ATD: Multimode Machine Learning and Deep GeoNetworks for Anomaly Detection
University Of California-Davis, Davis CA
Investigators
Abstract
This research effort creates mathematical concepts and numerical methods for the analysis of spatiotemporal datasets with a special emphasis on anomaly detection. Early and accurate detection of unusual events and forecasts of future threats are critical in designing an effective response to them. Current algorithms for threat detection are often unable to keep up with the numerous demands, changing environments, and the huge amounts of spatiotemporal data that need to be processed and analyzed to accomplish these tasks. Uncertainty, scale, non-stationarity, noise, and heterogeneity are fundamental issues impeding progress at all phases of the pipeline that creates knowledge from data.
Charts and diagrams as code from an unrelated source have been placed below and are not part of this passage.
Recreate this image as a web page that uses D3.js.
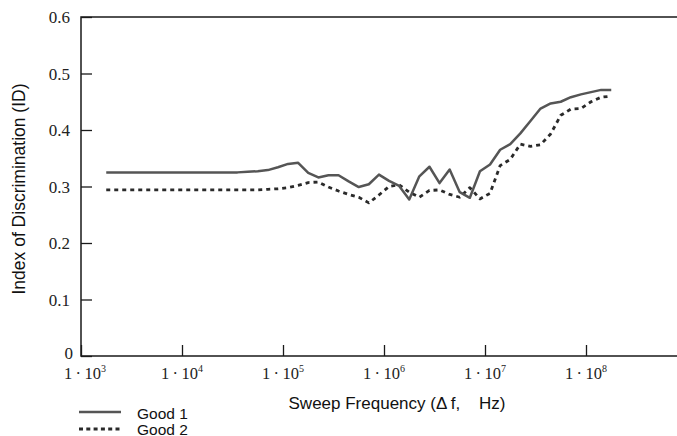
<!DOCTYPE html>
<html>
<head>
<meta charset="utf-8">
<script src="https://cdn.jsdelivr.net/npm/d3@7"></script>
<style>
  html, body { margin: 0; padding: 0; background: #fff; }
  svg { display: block; }
  .serif { font-family: "Liberation Serif", "DejaVu Serif", Tinos, "Times New Roman", Times, "Nimbus Roman", FreeSerif, serif; }
  .sans { font-family: "Liberation Sans", Arial, Helvetica, sans-serif; }
</style>
</head>
<body>
<svg id="chart" width="677" height="436"></svg>
<script>
// ---- data ----
const freqs = [
  1.778e3, 2.239e3, 2.818e3, 3.548e3, 4.467e3, 5.623e3, 7.079e3, 8.913e3,
  1.122e4, 1.413e4, 1.778e4, 2.239e4, 2.818e4, 3.548e4, 4.467e4, 5.623e4, 7.079e4, 8.913e4,
  1.122e5, 1.413e5, 1.778e5, 2.239e5, 2.818e5, 3.548e5, 4.467e5, 5.623e5, 7.079e5, 8.913e5,
  1.122e6, 1.413e6, 1.778e6, 2.239e6, 2.818e6, 3.548e6, 4.467e6, 5.623e6, 7.079e6, 8.913e6,
  1.122e7, 1.413e7, 1.778e7, 2.239e7, 2.818e7, 3.548e7, 4.467e7, 5.623e7, 7.079e7, 8.913e7,
  1.122e8, 1.413e8, 1.778e8
];
const good1 = [
  0.325, 0.325, 0.325, 0.325, 0.325, 0.325, 0.325, 0.325, 0.325, 0.325, 0.325, 0.325, 0.325, 0.325,
  0.326, 0.327, 0.329, 0.334, 0.340, 0.342, 0.324, 0.316, 0.320, 0.320, 0.309, 0.299, 0.304, 0.321,
  0.310, 0.301, 0.277, 0.318, 0.335, 0.306, 0.330, 0.290, 0.280, 0.327, 0.339, 0.365, 0.375, 0.394,
  0.416, 0.438, 0.447, 0.450, 0.458, 0.463, 0.467, 0.471, 0.471
];
const good2 = [
  0.294, 0.294, 0.294, 0.294, 0.294, 0.294, 0.294, 0.294, 0.294, 0.294, 0.294, 0.294, 0.294, 0.294, 0.294, 0.294,
  0.295, 0.296, 0.298, 0.302, 0.307, 0.308, 0.299, 0.292, 0.286, 0.281, 0.271, 0.285, 0.300, 0.303,
  0.290, 0.281, 0.293, 0.294, 0.286, 0.281, 0.298, 0.278, 0.288, 0.337, 0.348, 0.375, 0.371, 0.374,
  0.393, 0.426, 0.437, 0.438, 0.450, 0.458, 0.460
];
const seriesNames = ["Good 1", "Good 2"];
const xTickValues = [1e3, 1e4, 1e5, 1e6, 1e7, 1e8];
const xTickExponents = ["3", "4", "5", "6", "7", "8"];
const yTickValues = [0, 0.1, 0.2, 0.3, 0.4, 0.5, 0.6];
const yTickLabels = ["0", "0.1", "0.2", "0.3", "0.4", "0.5", "0.6"];
const xTitle = "Sweep Frequency (\u0394\u2009f,\u00a0\u00a0\u00a0\u00a0Hz)";
const yTitle = "Index of Discrimination (ID)";

// ---- layout ----
const svg = d3.select("#chart");
const mLeft = 81, mRight = 687, mTop = 17, mBottom = 356;
const x = d3.scaleLog().domain([1e3, 1e9]).range([mLeft, mRight]);
const y = d3.scaleLinear().domain([0, 0.6]).range([mBottom, mTop]);
const axisColor = "#1a1a1a";

// frame (top, left, bottom)
svg.append("path")
  .attr("d", `M${mRight},${mTop}H${mLeft}V${mBottom}H${mRight}`)
  .attr("fill", "none").attr("stroke", axisColor).attr("stroke-width", 1.5);

// x axis ticks (inward)
const xAxis = d3.axisTop(x).tickValues(xTickValues).tickSize(11).tickFormat("");
const gx = svg.append("g").attr("transform", `translate(0,${mBottom})`).call(xAxis);
gx.select(".domain").remove();
gx.selectAll(".tick line").attr("stroke", axisColor).attr("stroke-width", 1.3);

// x tick labels with superscripts
const xl = svg.append("g");
xTickValues.forEach((v, i) => {
  const t = xl.append("text").attr("class", "serif")
    .attr("x", x(v) + (i === 0 ? 4 : 0))
    .attr("y", 379)
    .attr("text-anchor", "middle")
    .style("font-size", "16.5px").attr("fill", "#222");
  t.append("tspan").text("1\u2009\u00b7\u200910");
  t.append("tspan").style("font-size", "10px").attr("dy", -7).text(xTickExponents[i]);
});

// y axis ticks (inward)
const yAxis = d3.axisRight(y).tickValues(yTickValues).tickSize(11).tickFormat("");
const gy = svg.append("g").attr("transform", `translate(${mLeft},0)`).call(yAxis);
gy.select(".domain").remove();
gy.selectAll(".tick line").attr("stroke", axisColor).attr("stroke-width", 1.3);

// y tick labels
svg.append("g").selectAll("text").data(yTickValues).join("text")
  .attr("class", "serif")
  .attr("x", (d, i) => i === 0 ? 73 : 70)
  .attr("y", (d, i) => y(d) + (i === 0 ? 3 : 6))
  .attr("text-anchor", "end")
  .style("font-size", "17px").attr("fill", "#222")
  .text((d, i) => yTickLabels[i]);

// lines
const line = d3.line().x(d => x(d[0])).y(d => y(d[1]));
const d1 = freqs.map((f, i) => [f, good1[i]]);
const d2 = freqs.map((f, i) => [f, good2[i]]);
svg.append("path").datum(d2).attr("d", line)
  .attr("fill", "none").attr("stroke", "#2a2a2a").attr("stroke-width", 2.8)
  .attr("stroke-dasharray", "4,4").attr("stroke-linejoin", "round");
svg.append("path").datum(d1).attr("d", line)
  .attr("fill", "none").attr("stroke", "#555").attr("stroke-width", 2.5)
  .attr("stroke-linejoin", "round");

// axis titles
svg.append("text").attr("class", "sans")
  .attr("transform", `translate(25,189) rotate(-90)`)
  .attr("text-anchor", "middle")
  .style("font-size", "17.5px").attr("fill", "#111")
  .text(yTitle);
svg.append("text").attr("class", "sans")
  .attr("x", 397).attr("y", 409)
  .attr("text-anchor", "middle")
  .style("font-size", "17px").attr("fill", "#111")
  .text(xTitle);

// legend
const leg = svg.append("g");
const legY = [412, 429];
const legBase = [419, 434.5];
seriesNames.forEach((name, i) => {
  leg.append("line")
    .attr("x1", 79).attr("x2", 121).attr("y1", legY[i]).attr("y2", legY[i])
    .attr("stroke", i === 0 ? "#555" : "#2a2a2a")
    .attr("stroke-width", i === 0 ? 2.5 : 2.8)
    .attr("stroke-dasharray", i === 0 ? null : "4,3.3");
  leg.append("text").attr("class", "sans")
    .attr("x", 137).attr("y", legBase[i])
    .style("font-size", "15.5px").attr("fill", "#111")
    .text(name);
});
</script>
</body>
</html>
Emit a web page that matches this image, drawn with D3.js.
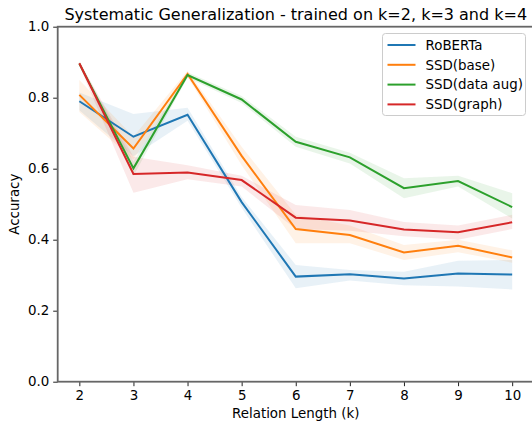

The goal of this research effort is to develop novel mathematical concepts and computational methods that can detect anomalies in heterogenous, large-scale, spatiotemporal datasets. Beyond the project's broad technological impact, it serves as a model for the kind of cross-disciplinary activity critical for research and education at the mathematics/engineering frontier. The PI will devise efficient, robust, and scalable algorithms for unsupervised and semi-supervised learning. In particular, the PI will focus on the development of two approaches: (i) A multimodal diffusion framework for unsupervised prediction of anomalies from spatiotemporal data. Here, multimode refers to the fact that data may have different modalities, such as text, images, geolocations, etc. (ii) A scalable framework for semi-supervised learning on graph-structured data, based on the aforementioned multimodal diffusion framework and on a novel variant of deep convolutional networks specifically designed to operate on spatiotemporal data. The expected success of this project is based on existing achievements by the investigator in developing advanced mathematical concepts and turning them into real-world applications.